While it is nice to vent my feelings on all that seems impossible to achieve in my life as an artist and as a person, I also found myself excavating some unpleasant thoughts that I try to ignore a lot of the time.
It was not a pleasant excavation.
The biggest discovery? As a creator (writer, artist,delusional buffoon, whatever you would like to call me), I feel my window of opportunity is, at best, nothing but a tiny crack lit by sunlight on occasion. I’m nearing 40, I have little money, no connections to open any doors in life, and my struggles with mental illness and – more recently – epilepsy mean even finishing a project is difficult. Depression tells me I can’t do it, that no one will like it, why bother because I am useless. Anxiety is the sane tune played in Paralysing Fear of Mockery. Epilepsy is often triggered by stress, which all of the above bring on.
The best I can often manage are a few mediocre drawings of people I admire and abstract vent pieces. Writing happens in dribs and drabs. Most of it remains hidden.
I create so little of value, and I feel my dreams are dying along with whatever skill I may have posessed once. But I have nothing to move on to. I already know ordinary jobs are like being trapped in a cage to me, a cage that drives me slowly mad. No matter how good my coworkers and boss are, it feels the same.
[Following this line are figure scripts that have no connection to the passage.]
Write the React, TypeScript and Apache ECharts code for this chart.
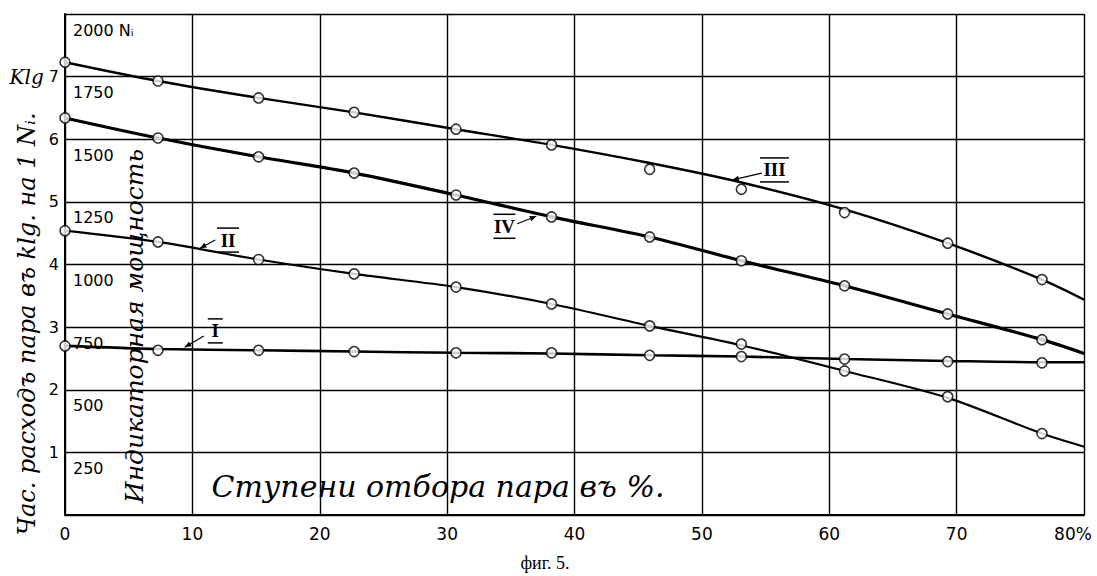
import React, { useEffect, useRef } from "react";
import * as echarts from "echarts";

// Extraction stage (%) at which the measured points were taken
const measuredX = [0, 7.3, 15.2, 22.7, 30.7, 38.2, 45.9, 53.1, 61.2, 69.3, 76.7];
// Measured points (kg of steam per 1 Ni per hour)
const pointsI = [2.7, 2.63, 2.63, 2.61, 2.59, 2.59, 2.55, 2.53, 2.49, 2.45, 2.43];
const pointsII = [4.54, 4.36, 4.08, 3.85, 3.64, 3.37, 3.02, 2.73, 2.3, 1.89, 1.3];
const pointsIII = [7.23, 6.93, 6.66, 6.43, 6.16, 5.91, 5.52, 5.2, 4.83, 4.34, 3.76];
const pointsIV = [6.34, 6.02, 5.72, 5.46, 5.11, 4.76, 4.44, 4.06, 3.66, 3.21, 2.8];

// Drawn (faired) curves
const curveX = [0, 7.3, 15.2, 22.7, 30.7, 38.2, 45.9, 53.1, 61.2, 69.3, 76.7, 80];
const curveI = [2.7, 2.65, 2.63, 2.61, 2.59, 2.58, 2.55, 2.53, 2.49, 2.46, 2.44, 2.44];
const curveII = [4.54, 4.36, 4.08, 3.85, 3.64, 3.37, 3.02, 2.71, 2.3, 1.87, 1.3, 1.09];
const curveIII = [7.23, 6.93, 6.66, 6.43, 6.16, 5.91, 5.62, 5.31, 4.88, 4.34, 3.76, 3.44];
const curveIV = [6.34, 6.02, 5.72, 5.46, 5.11, 4.76, 4.44, 4.06, 3.66, 3.21, 2.8, 2.58];

// Axis ticks
const xMin = 0;
const xMax = 80;
const xStep = 10;
const yMin = 0;
const yMax = 8;
const yStep = 1;
const niPerKg = 250;

// Curve labels (roman numerals) with their arrows, in data coordinates
const annotationLabels = ["I", "II", "III", "IV"];
const annotationAnchors = [
  [11.8, 2.94],
  [12.8, 4.39],
  [55.7, 5.51],
  [34.5, 4.61],
];
const arrowFrom = [
  [10.9, 2.86],
  [11.8, 4.39],
  [54.7, 5.46],
  [35.5, 4.65],
];
const arrowTo = [
  [9.4, 2.68],
  [10.6, 4.26],
  [52.4, 5.35],
  [37.0, 4.77],
];

const yTitle = "Час. расходъ пара въ klg. на 1 Nᵢ.";
const innerYTitle = "Индикаторная мощность";
const xTitle = "Ступени отбора пара въ %.";
const caption = "фиг. 5.";

const CURSIVE = '"DejaVu Serif", serif';
const NUM = '"DejaVu Sans", sans-serif';

export default function App() {
  const ref = useRef<HTMLDivElement>(null);

  useEffect(() => {
    if (!ref.current) return;
    const chart = echarts.init(ref.current, null, { renderer: "svg" });

    const pair = (xs: number[], ys: number[]) => xs.map((x, i) => [x, ys[i]]);

    const lineSeries = (name: string, xs: number[], ys: number[], w: number) => ({
      name,
      type: "line",
      data: pair(xs, ys),
      smooth: 0.3,
      showSymbol: false,
      symbol: "none",
      lineStyle: { color: "#000", width: w },
      z: 3,
    });
    const pointSeries = (name: string, xs: number[], ys: number[]) => ({
      name,
      type: "scatter",
      data: pair(xs, ys),
      symbol: "circle",
      symbolSize: 10,
      itemStyle: { color: "#fff", borderColor: "#000", borderWidth: 1.6 },
      z: 5,
    });

    const annData = annotationAnchors.map((a, i) => [
      a[0],
      a[1],
      arrowFrom[i][0],
      arrowFrom[i][1],
      arrowTo[i][0],
      arrowTo[i][1],
    ]);

    const option: any = {
      animation: false,
      backgroundColor: "#fff",
      grid: { left: 65, right: 13, top: 14, bottom: 61, containLabel: false },
      xAxis: {
        type: "value",
        min: xMin,
        max: xMax,
        interval: xStep,
        axisLine: { show: true, lineStyle: { color: "#000", width: 2 } },
        axisTick: { show: false },
        splitLine: { show: true, lineStyle: { color: "#000", width: 1.4 } },
        axisLabel: {
          color: "#000",
          fontFamily: NUM,
          fontSize: 17,
          margin: 10,
          formatter: (v: number) => (v === xMax ? "{p|" + v + "%}" : String(v)),
          rich: { p: { fontFamily: NUM, fontSize: 17, color: "#000", padding: [0, 22, 0, 0] } },
        },
      },
      yAxis: [
        {
          type: "value",
          min: yMin,
          max: yMax,
          interval: yStep,
          position: "left",
          axisLine: { show: true, lineStyle: { color: "#000", width: 2 } },
          axisTick: { show: false },
          splitLine: { show: true, lineStyle: { color: "#000", width: 1.4 } },
          axisLabel: {
            color: "#000",
            fontFamily: NUM,
            fontSize: 16,
            margin: 6,
            formatter: (v: number) =>
              v === yMin || v === yMax ? "" : v === 7 ? "{k|Klg} 7" : String(v),
            rich: { k: { fontFamily: CURSIVE, fontStyle: "italic", fontSize: 20, color: "#000" } },
          },
        },
        {
          type: "value",
          min: yMin,
          max: yMax,
          interval: yStep,
          position: "left",
          axisLine: { show: false },
          axisTick: { show: false },
          splitLine: { show: false },
          axisLabel: {
            inside: true,
            color: "#000",
            fontFamily: NUM,
            fontSize: 16,
            margin: 8,
            verticalAlign: "top",
            padding: [8, 0, 0, 0],
            formatter: (v: number) =>
              v === yMin ? "" : v === yMax ? v * niPerKg + " Nᵢ" : String(v * niPerKg),
          },
        },
      ],
      series: [
        lineSeries("I", curveX, curveI, 2.6),
        lineSeries("II", curveX, curveII, 2.2),
        lineSeries("III", curveX, curveIII, 2.4),
        lineSeries("IV", curveX, curveIV, 3.2),
        pointSeries("I pts", measuredX, pointsI),
        pointSeries("II pts", measuredX, pointsII),
        pointSeries("III pts", measuredX, pointsIII),
        pointSeries("IV pts", measuredX, pointsIV),
        {
          type: "custom",
          name: "labels",
          data: annData,
          z: 6,
          renderItem: (params: any, api: any) => {
            const c = api.coord([api.value(0), api.value(1)]);
            const f = api.coord([api.value(2), api.value(3)]);
            const t = api.coord([api.value(4), api.value(5)]);
            const label = annotationLabels[params.dataIndex];
            const w = label.length * 7 + 8;
            const ang = Math.atan2(t[1] - f[1], t[0] - f[0]);
            const hs = 7;
            const p1 = [t[0] - hs * Math.cos(ang - 0.4), t[1] - hs * Math.sin(ang - 0.4)];
            const p2 = [t[0] - hs * Math.cos(ang + 0.4), t[1] - hs * Math.sin(ang + 0.4)];
            return {
              type: "group",
              children: [
                {
                  type: "text",
                  x: c[0],
                  y: c[1],
                  style: {
                    text: label,
                    fill: "#000",
                    font: 'bold 19px "Liberation Serif", serif',
                    align: "center",
                    verticalAlign: "middle",
                  },
                },
                {
                  type: "line",
                  shape: { x1: c[0] - w / 2, y1: c[1] - 12, x2: c[0] + w / 2, y2: c[1] - 12 },
                  style: { stroke: "#000", lineWidth: 1.5 },
                },
                {
                  type: "line",
                  shape: { x1: c[0] - w / 2, y1: c[1] + 12, x2: c[0] + w / 2, y2: c[1] + 12 },
                  style: { stroke: "#000", lineWidth: 1.5 },
                },
                {
                  type: "line",
                  shape: { x1: f[0], y1: f[1], x2: t[0], y2: t[1] },
                  style: { stroke: "#000", lineWidth: 1.2 },
                },
                {
                  type: "polygon",
                  shape: { points: [t, p1, p2] },
                  style: { fill: "#000" },
                },
              ],
            };
          },
        },
      ],
      graphic: [
        {
          type: "text",
          x: 27,
          y: 324,
          rotation: Math.PI / 2,
          z: 10,
          style: {
            text: yTitle,
            fill: "#000",
            font: "italic 24px " + CURSIVE,
            align: "center",
            verticalAlign: "middle",
          },
        },
        {
          type: "text",
          x: 134,
          y: 326,
          rotation: Math.PI / 2,
          z: 10,
          style: {
            text: innerYTitle,
            fill: "#000",
            font: "italic 25px " + CURSIVE,
            align: "center",
            verticalAlign: "middle",
          },
        },
        {
          type: "text",
          x: 438,
          y: 486,
          z: 10,
          style: {
            text: xTitle,
            fill: "#000",
            font: "italic 30px " + CURSIVE,
            align: "center",
            verticalAlign: "middle",
          },
        },
        {
          type: "text",
          x: 545,
          y: 563,
          z: 10,
          style: {
            text: caption,
            fill: "#000",
            font: '18px "Liberation Serif", serif',
            align: "center",
            verticalAlign: "middle",
          },
        },
      ],
    };

    chart.setOption(option);
    return () => chart.dispose();
  }, []);

  return (
    <div
      ref={ref}
      style={{ position: "fixed", left: 0, top: 0, width: 1097, height: 576, background: "#fff" }}
    />
  );
}
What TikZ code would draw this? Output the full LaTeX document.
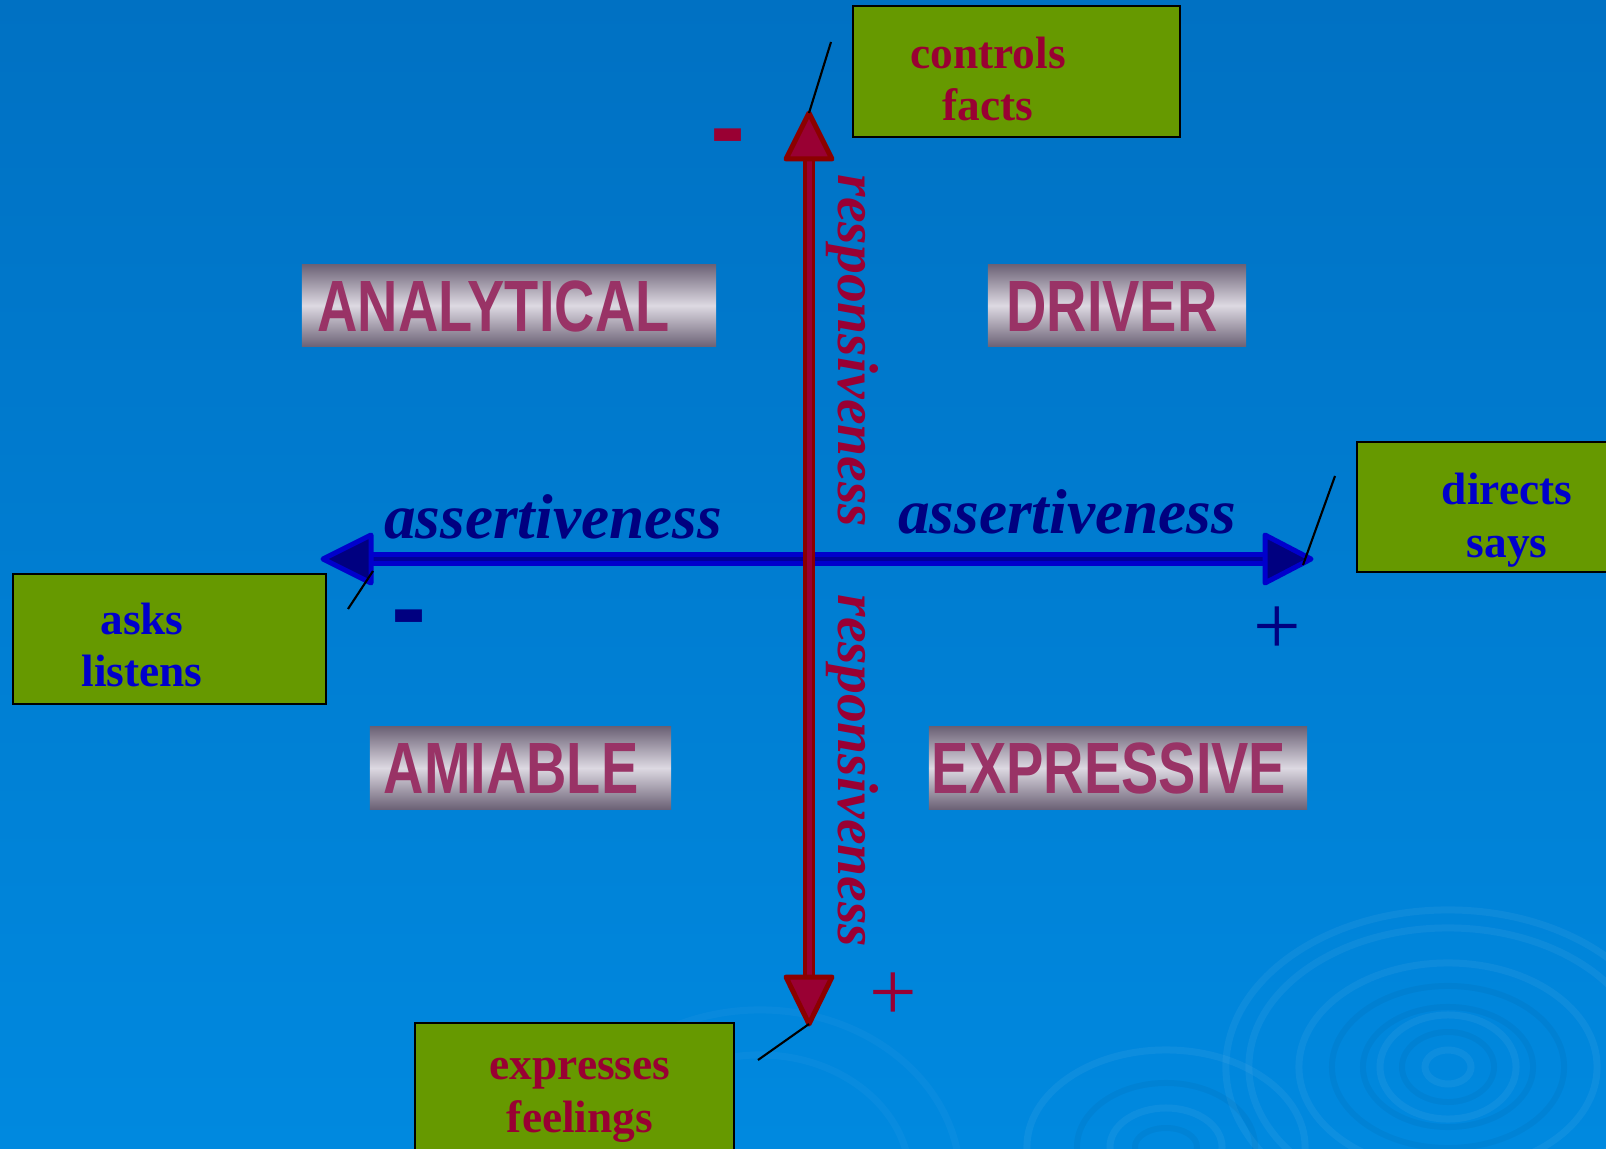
\documentclass[tikz,border=0pt]{standalone}
\usepackage{fontspec}
\setmainfont{Liberation Serif}
\setsansfont{Liberation Sans}
\usetikzlibrary{positioning}
\definecolor{bgtop}{HTML}{0071C3}
\definecolor{bgbot}{HTML}{0089DF}
\definecolor{axred}{HTML}{8B0000}
\definecolor{axcrim}{HTML}{990033}
\definecolor{axblue}{HTML}{0000CC}
\definecolor{axnavy}{HTML}{000080}
\definecolor{boxgreen}{HTML}{669900}
\definecolor{quadtxt}{HTML}{993366}
\definecolor{bardark}{HTML}{6C6276}
\definecolor{barlight}{HTML}{DDD9E2}
\newcommand{\tallword}[1]{\scalebox{1}[1.3]{#1}}
\tikzset{ring/.style={draw=white, draw opacity=.05, line width=.07cm}, dring/.style={draw=black, draw opacity=.04, line width=.06cm}, vshaft/.style={draw=axred, double=axcrim, line width=.035cm, double distance=.05cm}, hshaft/.style={draw=axblue, double=axnavy!70!axblue, line width=.045cm, double distance=.045cm}, vhead/.style={draw=axred, fill=axcrim, line width=.05cm, line join=round}, hhead/.style={draw=axblue, fill=axnavy, line width=.05cm, line join=round}, callout/.style={draw=black, line width=.7pt, fill=boxgreen, inner sep=0pt}, ctxt/.style={font=\bfseries\fontsize{12.9}{15}\selectfont, align=center, inner sep=0pt}, bar/.style={top color=bardark, bottom color=bardark, middle color=barlight, minimum height=.82cm, inner sep=0pt}, quad/.style={font=\sffamily\bfseries\fontsize{15.9}{18}\selectfont, text=quadtxt, inner sep=0pt}, axlab/.style={font=\bfseries\itshape\fontsize{18}{20}\selectfont, text=axnavy, inner sep=0pt}, vlab/.style={font=\bfseries\itshape\fontsize{16.4}{18}\selectfont, text=axcrim, rotate=-90, inner sep=0pt}, plussign/.style={font=\fontsize{24}{26}\selectfont, inner sep=0pt}, minussign/.style={font=\sffamily\bfseries\fontsize{30}{30}\selectfont, inner sep=0pt}, leader/.style={draw=black, line width=.6pt}}

\begin{document}
\begin{tikzpicture}[x=.01cm, y=-.01cm]
\useasboundingbox (0,0) rectangle (1606,1149);
\shade[top color=bgtop, bottom color=bgbot] (0,0) rectangle (1606,1149);
\foreach \rx/\ry in {2.22/1.57,1.99/1.39,1.49/1.04,.68/.52,.23/.17} \draw[ring] (1448,1067) ellipse [x radius=\rx cm, y radius=\ry cm];
\foreach \rx/\ry in {1.16/.81,.85/.60,.46/.35} \draw[dring] (1448,1067) ellipse [x radius=\rx cm, y radius=\ry cm];
\foreach \rx/\ry in {1.39/.97,.56/.39} \draw[ring] (1166,1147) ellipse [x radius=\rx cm, y radius=\ry cm];
\foreach \rx/\ry in {.89/.64,.31/.19} \draw[dring] (1166,1147) ellipse [x radius=\rx cm, y radius=\ry cm];
\foreach \rx/\ry in {2.0/1.7,1.5/1.25} \draw[ring, draw opacity=.03] (760,1180) ellipse [x radius=\rx cm, y radius=\ry cm];

\coordinate (vtop) at (809,113); \coordinate (vbot) at (809,1024); \coordinate (hlft) at (323,559); \coordinate (hrgt) at (1311,559);
\draw[hshaft, shorten <=.40cm, shorten >=.40cm] (hlft) -- (hrgt);
\filldraw[hhead] (hlft) -- ++(48,-24) -- ++(0,48) -- cycle; \filldraw[hhead] (hrgt) -- ++(-46,-24) -- ++(0,48) -- cycle;
\draw[vshaft, shorten <=.40cm, shorten >=.40cm] (vtop) -- (vbot);
\filldraw[vhead] (vtop) -- ++(-23,46) -- ++(46,0) -- cycle; \filldraw[vhead] (vbot) -- ++(-23,-47) -- ++(46,0) -- cycle;

\node[vlab] (respup) at (852,351) {responsiveness}; \node[vlab] (resplow) at (852,771) {responsiveness};
\node[axlab] (assertl) at (553,517) {assertiveness}; \node[axlab] (assertr) at (1067,512) {assertiveness};
\node[minussign, text=axcrim] (mtop) at (728,146) {-}; \node[minussign, text=axnavy] (mlft) at (409,627) {-};
\node[plussign, text=axnavy] (prgt) at (1277,631) {+}; \node[plussign, text=axcrim] (pbot) at (893,997) {+};

\node[bar, minimum width=4.14cm] (analytical) at (509,305.5) {}; \node[quad] at (493.5,306) {\tallword{ANALYTICAL}};
\node[bar, minimum width=2.58cm] (driver) at (1117,305.5) {}; \node[quad] at (1112,306) {\tallword{DRIVER}};
\node[bar, minimum width=3.01cm] (amiable) at (520.5,768) {}; \node[quad] at (511,768) {\tallword{AMIABLE}};
\node[bar, minimum width=3.78cm] (expressive) at (1118,768) {}; \node[quad] at (1109,768) {\tallword{EXPRESSIVE}};

\node[callout, minimum width=3.27cm, minimum height=1.31cm] (ctrlbox) at (1016.5,71.5) {}; \node[ctxt, text=axcrim] (ctrltxt) at (988,79) {controls\\facts};
\node[callout, minimum width=3.27cm, minimum height=1.30cm] (dirbox) at (1520.5,507) {}; \node[ctxt, text=axblue] (dirtxt) at (1507,520) {directs\\says};
\node[callout, minimum width=3.13cm, minimum height=1.30cm] (askbox) at (169.5,639) {}; \node[ctxt, text=axblue] (asktxt) at (142,645) {asks\\listens};
\node[callout, minimum width=3.19cm, minimum height=1.32cm] (expbox) at (574.5,1089) {}; \node[ctxt, text=axcrim] (exptxt) at (580,1100) {expresses\\feelings};

\coordinate (ctrlend) at (831,42); \coordinate (dirend) at (1335,476); \coordinate (askend) at (348,609); \coordinate (expend) at (758,1060);
\draw[leader] (vtop) -- (ctrlend); \draw[leader] ([shift={(-8,6)}]hrgt) -- (dirend);
\draw[leader] ([shift={(50,12)}]hlft) -- (askend); \draw[leader] (vbot) -- (expend);
\end{tikzpicture}
\end{document}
I’m stuck here in a hole I dug for myself. I often ask what will happen to my work after I die. And the truth, save the few that are better than average, is they’ll be heading to a landfill one day. And that will be when I am truly dead. -
I often wonder what will happen to my work after I die. Will my family bother keeping it? Or just shove it in the attic with the rest of what they consider junk. The only art that gets “saved” in a respectful manner is by the well-known. The 99% of us who don’t qualify as such…our work is forgotten, destroyed, and eventually nobody will know it existed at all.